To answer your questions, caractacus, and you made a few points I hadn't considered, so thank you:
I've reproduced the last three points in an edit to my original post above.
Hope that clears things up.
Chris
AN UNEARTHLY CHILD (postscript)
It has recently come to my attention – and quite how I missed this I don’t know and can only apologise – that available online is the actual filmed footage of the original pilot episode of Dr Who. This would have been viewed by the BBC’s top brass, who would have red or green lit the show based on what they saw. It was good enough to be given a commission, initially for a short run, later extended and then continued as we know for the best part of twenty-six years. I watched it recently.
The basic narrative is exactly as I described above with a few minor alterations in dialogue and action. The most significant change is in Susan Foreman, whose character is toned down quite dramatically. Let me explain.
It is mentioned early on by Ian Chesterton that Susan is fifteen. She clearly doesn’t act it. Her knowledge far outstrips that of her peers, as does her behaviour. We first encounter her listening to a Mersey Beat pop group on a transistor radio. She’s dancing, but it isn’t any kind of dance we would recognise. It’s a sensual cavorting hybrid, composed mostly of stretching hands and swaying hip movements. The sequence in the original is far longer and more erotic – yes, erotic – than the transmitted version. During the early, school based scenes, Susan is presented as far more womanly in her mannerisms and speech, even her dress extenuates her figure. The transmitted version avoids this connotation, the camera doesn’t linger on her in the way it had before. Additionally, when left alone, she idles her time making a sketch of… well, what? Initially mere blotches of ink, Jackson Pollock style, she sees something in it and draws a hexagon, joining the dots. This clearly was meant to have relevance to her character, but was removed from the storyline. Instead she speed reads a book on the French Revolution and declares: “That isn’t right!”

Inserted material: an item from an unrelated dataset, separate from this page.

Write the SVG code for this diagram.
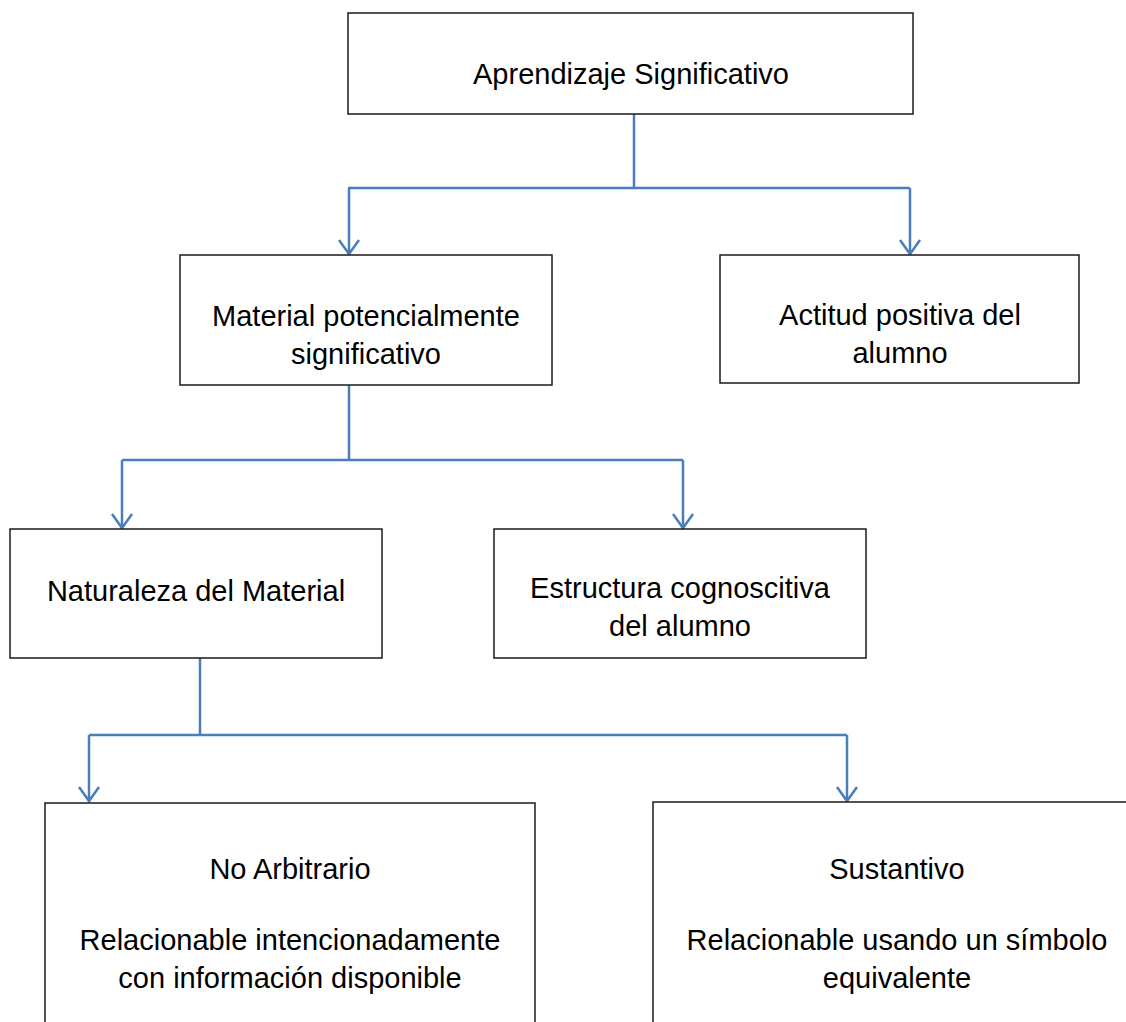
<svg xmlns="http://www.w3.org/2000/svg" width="1126" height="1022" viewBox="0 0 1126 1022">
<style>
.box{fill:#fff;stroke:#1a1a1a;stroke-width:1.5}
.t{font-family:"Liberation Sans",Arial,sans-serif;font-size:29px;fill:#000;text-anchor:middle}
.c{fill:none;stroke:#4A7EBB;stroke-width:2.5}
</style>
<defs>
<marker id="ah" markerUnits="userSpaceOnUse" markerWidth="30" markerHeight="30" viewBox="-20 -15 25 30" refX="0" refY="0" orient="auto">
<path d="M-14,-10 L0,0 L-14,10" fill="none" stroke="#4A7EBB" stroke-width="2.5"/>
</marker>
</defs>
<rect width="1126" height="1022" fill="#fff"/>
<g id="connectors">
<path class="c" d="M634,114 V188"/>
<path class="c" d="M348,188 H910"/>
<path class="c" d="M349,188 V254" marker-end="url(#ah)"/>
<path class="c" d="M910,188 V254" marker-end="url(#ah)"/>
<path class="c" d="M349,385 V460"/>
<path class="c" d="M122,460 H683"/>
<path class="c" d="M122,460 V528" marker-end="url(#ah)"/>
<path class="c" d="M683,460 V528" marker-end="url(#ah)"/>
<path class="c" d="M200,658 V735"/>
<path class="c" d="M89,735 H847"/>
<path class="c" d="M89,735 V801" marker-end="url(#ah)"/>
<path class="c" d="M847,735 V801" marker-end="url(#ah)"/>
</g>
<g id="n1">
<rect class="box" x="348" y="13" width="565" height="101"/>
<text class="t" x="631" y="84">Aprendizaje Significativo</text>
</g>
<g id="n2">
<rect class="box" x="180" y="255" width="372" height="130"/>
<text class="t" x="366" y="326">Material potencialmente</text>
<text class="t" x="366" y="364">significativo</text>
</g>
<g id="n3">
<rect class="box" x="720" y="255" width="359" height="128"/>
<text class="t" x="900" y="325">Actitud positiva del</text>
<text class="t" x="900" y="363">alumno</text>
</g>
<g id="n4">
<rect class="box" x="10" y="529" width="372" height="129"/>
<text class="t" x="196" y="601">Naturaleza del Material</text>
</g>
<g id="n5">
<rect class="box" x="494" y="529" width="372" height="129"/>
<text class="t" x="680" y="598">Estructura cognoscitiva</text>
<text class="t" x="680" y="636">del alumno</text>
</g>
<g id="n6">
<rect class="box" x="45" y="803" width="490" height="240"/>
<text class="t" x="290" y="879">No Arbitrario</text>
<text class="t" x="290" y="950">Relacionable intencionadamente</text>
<text class="t" x="290" y="988">con información disponible</text>
</g>
<g id="n7">
<rect class="box" x="653" y="802" width="490" height="240"/>
<text class="t" x="897" y="879">Sustantivo</text>
<text class="t" x="897" y="950">Relacionable usando un símbolo</text>
<text class="t" x="897" y="988">equivalente</text>
</g>
</svg>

The story has a few minor dialogue differences at this point. In the transmitted version, the Doctor begins to display his fussy, distracted demeanour, ignoring the two teachers, musing on antiques, appearing forgetful and doddery. This aspect of the Doctor’s behaviour is often cited as being due to Hartnell’s ongoing health issues and / or drinking. However in the original, this facet of his character is completely absent. He is much more focussed and forthright. He also declares openly that he is of another race and from another planet. Obviously a decision was made to make him a little less of an alien threat to the teachers and the audience for in the transmitted version, he merely states he comes from “my civilisation” and “our planet.” The inference being that he is human, just not human from Earth in the twentieth century. In both episodes, he does specifically refer to himself as being an exile, although this detail will change as the show progresses.
Susan has changed too. The transmitted version has her wearing slacks and a striped sweater inside the TARDIS, but the original features a PVC smock and leggings. She looks and acts eerily unhuman and claims to have been born in the 49th century. Her relationship with the Doctor isn’t as clear. This was tidied up in the transmission by having her constantly refer to him as “Grandfather.” The 49th century line is omitted altogether.
Lastly, the unconventional impossible interior of the TARDIS is not explained at all in the original. The transmitted version has the Doctor comparing its dimensional capabilities as like having a television, bringing the whole world into a sitting room.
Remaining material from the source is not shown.